• Your task
Quote from the first line below through the line that contains "import plotly.graph_objects as go", both included, and leave the pictures out.

** BEGIN **

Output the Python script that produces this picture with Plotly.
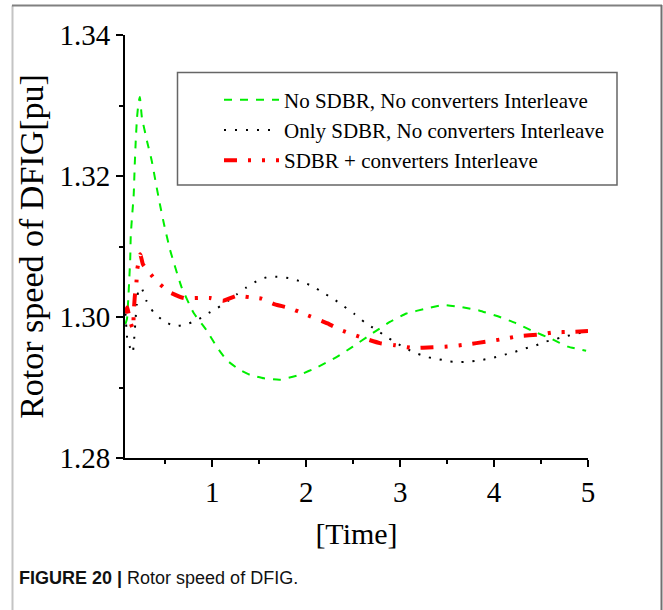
import plotly.graph_objects as go

# ---- data ----
t_green = [0.075, 0.092, 0.105, 0.116, 0.126, 0.131, 0.145, 0.163, 0.173, 0.184, 0.198, 0.215, 0.228,
           0.25, 0.307, 0.354, 0.40, 0.44, 0.485, 0.55, 0.673, 0.80, 0.939, 1.05, 1.152, 1.28, 1.40,
           1.55, 1.72, 1.93, 2.12, 2.322, 2.496, 2.695, 2.89, 3.067, 3.28, 3.456, 3.652, 3.847, 4.04,
           4.22, 4.414, 4.61, 4.786, 4.98]
w_green = [1.2990, 1.2998, 1.3026, 1.3055, 1.3084, 1.3115, 1.3142, 1.3174, 1.3213, 1.3249, 1.3283, 1.3305, 1.3312,
           1.3283, 1.3248, 1.3222, 1.3189, 1.3161, 1.3132, 1.3095, 1.3042, 1.3006, 1.2981, 1.2957, 1.2939, 1.2926, 1.2918,
           1.2913, 1.2911, 1.2918, 1.2929, 1.2943, 1.2958, 1.2976, 1.2993, 1.3005, 1.3012, 1.3017, 1.3014, 1.3009, 1.3001,
           1.2992, 1.2980, 1.2969, 1.2958, 1.2952]

t_black = [0.075, 0.095, 0.123, 0.152, 0.166, 0.184, 0.195, 0.209, 0.244, 0.294, 0.371, 0.485, 0.599, 0.705,
           0.833, 0.939, 1.046, 1.169, 1.258, 1.365, 1.488, 1.595, 1.719, 1.826, 1.95, 2.063, 2.173, 2.286,
           2.393, 2.506, 2.616, 2.73, 2.844, 2.96, 3.067, 3.184, 3.297, 3.414, 3.528, 3.645, 3.759, 3.871,
           3.982, 4.095, 4.209, 4.322, 4.432, 4.549, 4.663, 4.776, 5.0]
w_black = [1.3005, 1.2968, 1.2957, 1.2949, 1.2966, 1.3000, 1.3018, 1.3035, 1.3042, 1.3024, 1.3007, 1.2994, 1.2987, 1.2989,
           1.2995, 1.3004, 1.3012, 1.3023, 1.3032, 1.3042, 1.3052, 1.3057, 1.3057, 1.3055, 1.3050, 1.3044, 1.3035, 1.3026,
           1.3016, 1.3005, 1.2993, 1.2983, 1.2973, 1.2963, 1.2955, 1.2948, 1.2943, 1.2940, 1.2937, 1.2936, 1.2937, 1.2939,
           1.2942, 1.2946, 1.2950, 1.2955, 1.2959, 1.2965, 1.2969, 1.2973, 1.2980]

t_red = [0.075, 0.095, 0.12, 0.155, 0.163, 0.175, 0.19, 0.201, 0.233, 0.26, 0.307, 0.36, 0.414, 0.546, 0.695,
         0.85, 0.975, 1.116, 1.258, 1.40, 1.525, 1.666, 1.815, 1.985, 2.227, 2.376, 2.588, 2.783, 2.943,
         3.137, 3.35, 3.503, 3.705, 3.918, 4.06, 4.272, 4.474, 4.627, 4.833, 5.0]
w_red = [1.3005, 1.3014, 1.2996, 1.2983, 1.3006, 1.3030, 1.3045, 1.3068, 1.3089, 1.3075, 1.3066, 1.3058, 1.3050, 1.3035, 1.3027,
         1.3027, 1.3027, 1.3023, 1.3030, 1.3028, 1.3026, 1.3018, 1.3013, 1.3004, 1.2991, 1.2981, 1.2971, 1.2963, 1.2960,
         1.2956, 1.2957, 1.2958, 1.2961, 1.2965, 1.2968, 1.2973, 1.2975, 1.2978, 1.2979, 1.2980]

names = ["No SDBR, No converters Interleave",
         "Only SDBR, No converters Interleave",
         "SDBR + converters Interleave"]
x_ticks = [1, 2, 3, 4, 5]
y_ticks = [1.28, 1.30, 1.32, 1.34]

SERIF = "Liberation Serif"

fig = go.Figure()
fig.add_trace(go.Scatter(x=t_green, y=w_green, mode="lines", name=names[0],
                         line=dict(color="#00ee00", width=2, dash="8px,8px", shape="spline", smoothing=0.4)))
fig.add_trace(go.Scatter(x=t_black, y=w_black, mode="lines", name=names[1],
                         line=dict(color="black", width=2, dash="2px,9px", shape="spline", smoothing=0.4)))
fig.add_trace(go.Scatter(x=t_red, y=w_red, mode="lines", name=names[2],
                         line=dict(color="#ff0000", width=4, dash="13px,11px,3px,11px,3px,11px",
                                   shape="spline", smoothing=0.4)))

L, R, T, B = 125, 75, 35, 152
W, H = 663, 610
pw, ph = W - L - R, H - T - B

def px2x(px):
    return (px - L) / pw

def py2y(py):
    return (H - B - py) / ph

shapes = [
    # legend frame
    dict(type="rect", xref="paper", yref="paper", x0=px2x(177.5), x1=px2x(617), y0=py2y(185), y1=py2y(72.5),
         line=dict(color="#666666", width=1.5), fillcolor="rgba(0,0,0,0)", layer="below"),
    # outer page frame
    dict(type="line", xref="paper", yref="paper", x0=px2x(12.5), x1=px2x(12.5), y0=py2y(5.5), y1=py2y(612),
         line=dict(color="#c4c4c4", width=2)),
    dict(type="line", xref="paper", yref="paper", x0=px2x(12), x1=px2x(662), y0=py2y(5.5), y1=py2y(5.5),
         line=dict(color="#808080", width=2)),
    dict(type="line", xref="paper", yref="paper", x0=px2x(661.5), x1=px2x(661.5), y0=py2y(5), y1=py2y(612),
         line=dict(color="#707070", width=2)),
]

fig.update_layout(
    width=W, height=H,
    margin=dict(l=L, r=R, t=T, b=B, pad=0),
    paper_bgcolor="white", plot_bgcolor="white",
    font=dict(family=SERIF, color="black"),
    showlegend=True,
    legend=dict(x=px2x(219), y=py2y(79.5), xanchor="left", yanchor="top",
                bgcolor="rgba(0,0,0,0)", borderwidth=0,
                font=dict(family=SERIF, size=21, color="black"),
                itemwidth=55, tracegroupgap=0),
    shapes=shapes,
    annotations=[
        dict(text="<b>FIGURE 20 |</b> Rotor speed of DFIG.", xref="paper", yref="paper",
             x=px2x(17), y=py2y(578), xanchor="left", yanchor="middle", showarrow=False,
             font=dict(family="Liberation Sans", size=18, color="#111111")),
    ],
)

fig.update_xaxes(range=[0.07, 5.0], tickmode="array", tickvals=x_ticks, ticktext=[str(v) for v in x_ticks],
                 showline=True, linecolor="black", linewidth=2, mirror=False,
                 ticks="outside", ticklen=7, tickwidth=2, tickcolor="black",
                 minor=dict(ticks="outside", ticklen=4, tickwidth=2, tickcolor="black", dtick=0.5, tick0=0),
                 showgrid=False, zeroline=False,
                 tickfont=dict(family=SERIF, size=29),
                 title=dict(text="[Time]", font=dict(family=SERIF, size=30), standoff=16))
fig.update_yaxes(range=[1.28, 1.34], tickmode="array", tickvals=y_ticks, ticktext=[f"{v:.2f}" for v in y_ticks],
                 showline=True, linecolor="black", linewidth=2, mirror=False,
                 ticks="outside", ticklen=7, tickwidth=2, tickcolor="black",
                 minor=dict(ticks="outside", ticklen=4, tickwidth=2, tickcolor="black", dtick=0.01, tick0=1.28),
                 showgrid=False, zeroline=False,
                 tickfont=dict(family=SERIF, size=29),
                 title=dict(text="Rotor speed of DFIG[pu]", font=dict(family=SERIF, size=34), standoff=6))

fig.write_html("out.html")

** END **

• The result
Output the Python script that produces this picture with Plotly.
import plotly.graph_objects as go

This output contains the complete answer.